Interpretability

What is interpretability?

Interpretability in machine learning refers to the ability to understand, explain, and describe how AI models make decisions. It's about making the inner workings of complex algorithms transparent enough that humans can comprehend why a particular output was generated from specific inputs. When a model is interpretable, we can trace its reasoning process, identify which features influenced a prediction most heavily, and understand the relationships it has discovered in the data. Interpretability exists on a spectrum—some models are naturally more transparent, while others require additional techniques to peek inside their "black box" decision-making.

Why is interpretability important in AI?

Interpretability builds essential trust between humans and AI systems. When stakeholders can understand how a model reaches its conclusions, they're more likely to accept and appropriately rely on its recommendations. It enables effective debugging by helping engineers identify why models make mistakes and how to fix them. In regulated industries like healthcare, finance, and criminal justice, interpretability is often legally required to ensure fair treatment and provide explanations for consequential decisions. Perhaps most critically, interpretable models help detect bias and discrimination that might otherwise remain hidden within complex algorithms, allowing teams to address these issues before they cause real-world harm.

What are the different approaches to model interpretability?

Intrinsic interpretability focuses on creating models that are transparent by design. These self-explanatory models, like decision trees or linear regression, can be directly inspected to understand their decision-making process. Their internal logic is accessible without additional tools or techniques. Post-hoc interpretability, by contrast, applies external methods to explain already-trained models. Techniques like LIME (Local Interpretable Model-agnostic Explanations) create simplified approximations of complex models around specific predictions, while SHAP (SHapley Additive exPlanations) assigns importance values to each feature based on game theory principles. Global interpretability methods explain a model's overall behavior, while local interpretability focuses on explaining individual predictions.

How does interpretability differ between simple and complex AI models?

Simple models like linear regression or decision trees offer natural interpretability. In linear regression, coefficients directly show each feature's impact on predictions. Decision trees present a clear sequence of if-then rules that anyone can follow. These models sacrifice some predictive power for clarity. Complex models like deep neural networks, with millions of parameters organized in multiple interconnected layers, present significant interpretability challenges. Their remarkable performance often comes at the cost of transparency, as the relationships they learn are distributed across countless parameters rather than expressed in human-understandable rules. This fundamental tension between performance and interpretability represents one of machine learning's core dilemmas.

What tools and techniques are used to improve AI interpretability?

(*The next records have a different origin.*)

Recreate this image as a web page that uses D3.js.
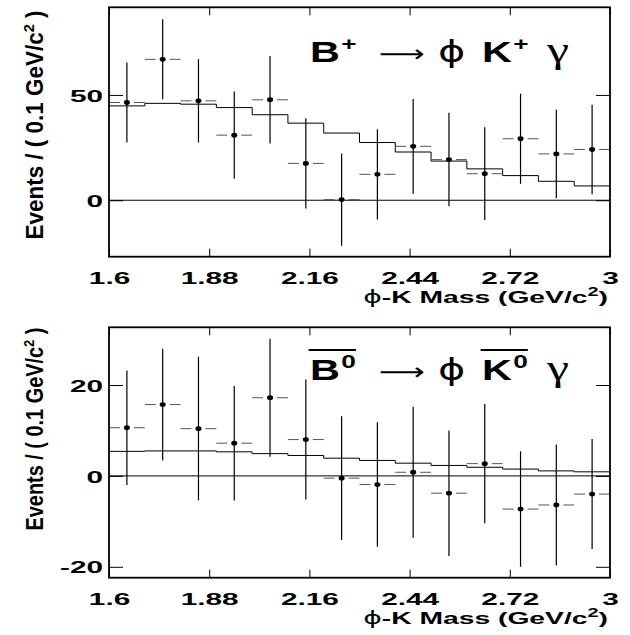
<!DOCTYPE html>
<html>
<head>
<meta charset="utf-8">
<script src="https://cdn.jsdelivr.net/npm/d3@7"></script>
<style>
  body { margin: 0; background: #fff; }
  svg { display: block; }
  text { font-family: "Liberation Sans", Arial, sans-serif; }
</style>
</head>
<body>
<svg id="chart" width="630" height="635"></svg>
<script>
// bin centres of the phi-K mass histogram (GeV/c^2)
const binCenters = [1.65, 1.75, 1.85, 1.95, 2.05, 2.15, 2.25, 2.35, 2.45, 2.55, 2.65, 2.75, 2.85, 2.95];
const binWidth = 0.1;
const xTicks = [1.6, 1.88, 2.16, 2.44, 2.72, 3];

// B+ -> phi K+ gamma
const chargedCounts = [46.4, 66.9, 47.2, 30.9, 47.7, 17.5, 0.3, 12.3, 25.6, 19.3, 12.6, 29.2, 22.0, 24.1];
const chargedErrors = [19.0, 19.0, 19.8, 20.7, 20.8, 21.4, 21.9, 21.4, 22.5, 22.2, 22.0, 21.4, 21.0, 21.2];
const chargedFit = [44.8, 46.0, 45.6, 44.0, 40.6, 36.6, 31.9, 27.4, 22.9, 18.6, 14.9, 11.7, 9.0, 6.8];
const chargedYTicks = [0, 50];

// B0bar -> phi K0bar gamma
const neutralCounts = [10.6, 15.7, 10.4, 7.2, 17.2, 8.0, -0.5, -1.9, 0.8, -3.8, 2.7, -7.3, -6.4, -4.0];
const neutralErrors = [12.6, 12.3, 15.8, 12.6, 13.0, 13.2, 13.6, 13.7, 14.4, 13.8, 13.1, 12.7, 13.3, 12.1];
const neutralFit = [5.4, 5.5, 5.5, 5.3, 4.9, 4.5, 3.9, 3.4, 2.8, 2.3, 1.9, 1.5, 1.1, 0.9];
const neutralYTicks = [-20, 0, 20];

const svg = d3.select('#chart');
const left = 109, right = 610;
const stretch = 1.75; // the original lettering is wide

const x = d3.scaleLinear().domain([1.6, 3]).range([left, right]);

function widen(sel, f) {
    sel.each(function () {
        const w = this.getComputedTextLength();
        d3.select(this).attr('textLength', w * f).attr('lengthAdjust', 'spacingAndGlyphs');
    });
}

function drawPanel(opt) {
    const y = d3.scaleLinear().domain(opt.yDomain).range([opt.bottom, opt.top]);
    const g = svg.append('g');
    const rows = binCenters.map((c, i) => ({ c, v: opt.counts[i], e: opt.errors[i], f: opt.fit[i] }));

    // zero line
    g.append('line')
        .attr('x1', left).attr('x2', right)
        .attr('y1', y(0)).attr('y2', y(0))
        .attr('stroke', '#000').attr('stroke-width', 1);

    // fitted background, drawn as steps
    const step = d3.line()
        .x(d => x(d[0])).y(d => y(d[1]))
        .curve(d3.curveStepAfter);
    const stepPts = rows.map(d => [d.c - binWidth / 2, d.f]);
    stepPts.push([3, rows[rows.length - 1].f]);
    g.append('path')
        .attr('d', step(stepPts))
        .attr('fill', 'none').attr('stroke', '#000').attr('stroke-width', 1);

    // data points: horizontal bars with a gap round the dot, vertical errors
    const pt = g.selectAll('.pt').data(rows).enter().append('g');
    const gap = 7;
    pt.append('line')
        .attr('x1', d => x(d.c - binWidth / 2)).attr('x2', d => x(d.c) - gap)
        .attr('y1', d => y(d.v)).attr('y2', d => y(d.v))
        .attr('stroke', '#555').attr('stroke-width', 1);
    pt.append('line')
        .attr('x1', d => x(d.c) + gap).attr('x2', d => x(d.c + binWidth / 2))
        .attr('y1', d => y(d.v)).attr('y2', d => y(d.v))
        .attr('stroke', '#555').attr('stroke-width', 1);
    pt.append('line')
        .attr('x1', d => x(d.c)).attr('x2', d => x(d.c))
        .attr('y1', d => y(d.v - d.e)).attr('y2', d => y(d.v + d.e))
        .attr('stroke', '#000').attr('stroke-width', 1.2);
    pt.append('ellipse')
        .attr('cx', d => x(d.c)).attr('cy', d => y(d.v))
        .attr('rx', 3).attr('ry', 2.4)
        .attr('fill', '#000');

    // axes, ticks pointing inwards
    g.append('g')
        .attr('transform', `translate(0,${opt.bottom})`)
        .call(d3.axisBottom(x).tickValues(xTicks).tickSize(-8).tickPadding(15).tickFormat(d => String(d)));
    g.append('g')
        .attr('transform', `translate(0,${opt.top})`)
        .call(d3.axisTop(x).tickValues(xTicks).tickSize(-8).tickFormat(''));
    const yl = g.append('g')
        .attr('transform', `translate(${left},0)`)
        .call(d3.axisLeft(y).tickValues(opt.yTicks).tickSize(-14).tickPadding(6).tickFormat(d => String(d)));
    g.append('g')
        .attr('transform', `translate(${right},0)`)
        .call(d3.axisRight(y).tickValues(opt.yTicks).tickSize(-14).tickFormat(''));
    g.selectAll('.domain').remove();
    g.selectAll('.tick line').attr('stroke', '#000').attr('stroke-width', 1);
    const tickText = g.selectAll('.tick text')
        .attr('fill', '#000')
        .style('font-size', '17px').style('font-weight', 'bold')
        .style('font-family', '"Liberation Sans", Arial, sans-serif');
    yl.selectAll('.tick text').attr('dy', '0.36em');
    widen(tickText, stretch);

    // frame
    g.append('rect')
        .attr('x', left).attr('y', opt.top)
        .attr('width', right - left).attr('height', opt.bottom - opt.top)
        .attr('fill', 'none').attr('stroke', '#000').attr('stroke-width', 1.8);

    // y title
    const yt = g.append('text')
        .attr('transform', `translate(${opt.yTitleX},${opt.yTitleY}) rotate(-90)`)
        .attr('text-anchor', 'middle')
        .attr('textLength', opt.yTitleLen).attr('lengthAdjust', 'spacingAndGlyphs')
        .style('font-family', '"Liberation Sans Narrow", "Liberation Sans", sans-serif')
        .style('font-weight', 'bold')
        .style('font-size', '23px');
    yt.append('tspan').text('Events / ( 0.1 GeV/c');
    yt.append('tspan').attr('dy', -9).style('font-size', '15px').text('2');
    yt.append('tspan').attr('dy', 9).text(' )');

    // x title, stretched to the original width
    const xg = g.append('g');
    const xt = xg.append('text')
        .attr('x', 0).attr('y', 0)
        .attr('text-anchor', 'end')
        .style('font-size', '17px').style('font-weight', 'bold');
    xt.append('tspan').style('font-weight', 'normal').style('font-family', '"DejaVu Sans", sans-serif').text('\u03d5');
    xt.append('tspan').text('-K Mass (GeV/c');
    xt.append('tspan').attr('dy', -7).style('font-size', '12px').text('2');
    xt.append('tspan').attr('dy', 7).text(')');
    const xw = xt.node().getBBox().width;
    xg.attr('transform', `translate(608,${opt.bottom + 46}) scale(${245 / xw},1)`);

    return y;
}

drawPanel({
    top: 7.3, bottom: 256.7, yDomain: [-26.8, 91.6],
    counts: chargedCounts, errors: chargedErrors, fit: chargedFit, yTicks: chargedYTicks,
    yTitleX: 43, yTitleY: 125, yTitleLen: 229
});
drawPanel({
    top: 327.3, bottom: 577.7, yDomain: [-22.4, 32.7],
    counts: neutralCounts, errors: neutralErrors, fit: neutralFit, yTicks: neutralYTicks,
    yTitleX: 43, yTitleY: 429, yTitleLen: 203
});

// decay titles, laid out in unscaled space then widened
const titleScale = 1.38;
function decayTitle(yBase, charge, bars) {
    const g = svg.append('g').attr('transform', `translate(310,${yBase}) scale(${titleScale},1)`);
    const t = g.append('text').attr('x', 0).attr('y', 0).style('font-size', '30px');
    const px = v => (v - 310) / titleScale;
    t.append('tspan').attr('x', 0).style('font-weight', 'bold').text('B');
    t.append('tspan').attr('dx', 1).attr('dy', -12).style('font-size', '19px').style('font-weight', 'bold').text(charge);
    t.append('tspan').attr('x', px(379)).attr('dy', 12)
        .attr('textLength', 46 / titleScale).attr('lengthAdjust', 'spacingAndGlyphs')
        .style('font-family', '"DejaVu Sans", sans-serif').style('font-size', '24px').text('\u27f6');
    t.append('tspan').attr('x', px(438)).style('font-family', '"DejaVu Sans", sans-serif').style('font-size', '30px').text('\u03d5');
    t.append('tspan').attr('x', px(482)).style('font-weight', 'bold').text('K');
    t.append('tspan').attr('dx', 1).attr('dy', -12).style('font-size', '19px').style('font-weight', 'bold').text(charge);
    t.append('tspan').attr('x', px(547)).attr('dy', 12).style('font-family', '"Liberation Serif", serif').style('font-size', '36px').text('\u03b3');
    if (bars) {
        // overlines on the anti-particles
        [[0, 1], [4, 5]].forEach(p => {
            const a = t.node().getExtentOfChar(p[0]);
            const b = t.node().getExtentOfChar(p[1]);
            g.append('line')
                .attr('x1', a.x - 1).attr('x2', b.x + b.width)
                .attr('y1', -30).attr('y2', -30)
                .attr('stroke', '#000').attr('stroke-width', 1.8);
        });
    }
}
decayTitle(62, '+', false);
decayTitle(380, '0', true);
</script>
</body>
</html>
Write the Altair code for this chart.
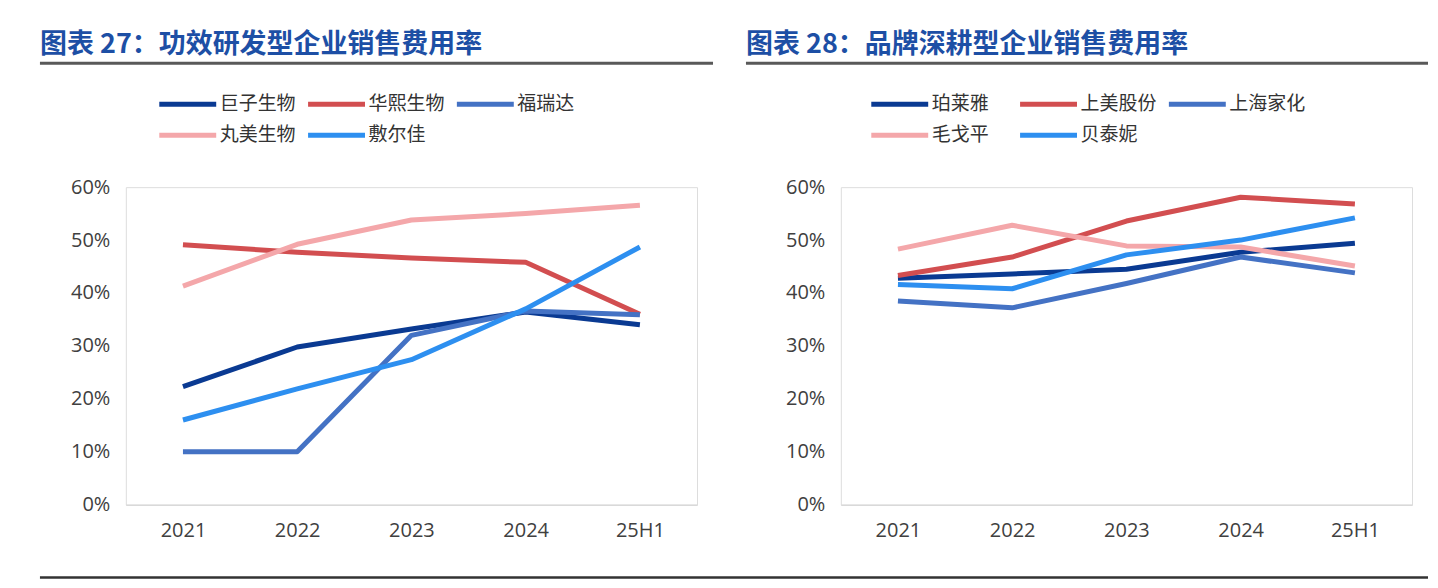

Visualization methods transform abstract model components into intuitive graphical representations, such as saliency maps that highlight which image regions influenced a computer vision model's decision. Feature importance analysis quantifies and ranks which inputs most significantly affect predictions. Surrogate models create simplified approximations of complex models that humans can more easily understand. Partial dependence plots show how predictions change when a single feature varies while others remain constant. Counterfactual explanations reveal what input changes would alter a model's decision, answering questions like "What would need to be different to approve this loan application?" Activation atlases and neuron visualization techniques help interpret individual components of neural networks. These diverse approaches can be combined to provide complementary perspectives on model behavior.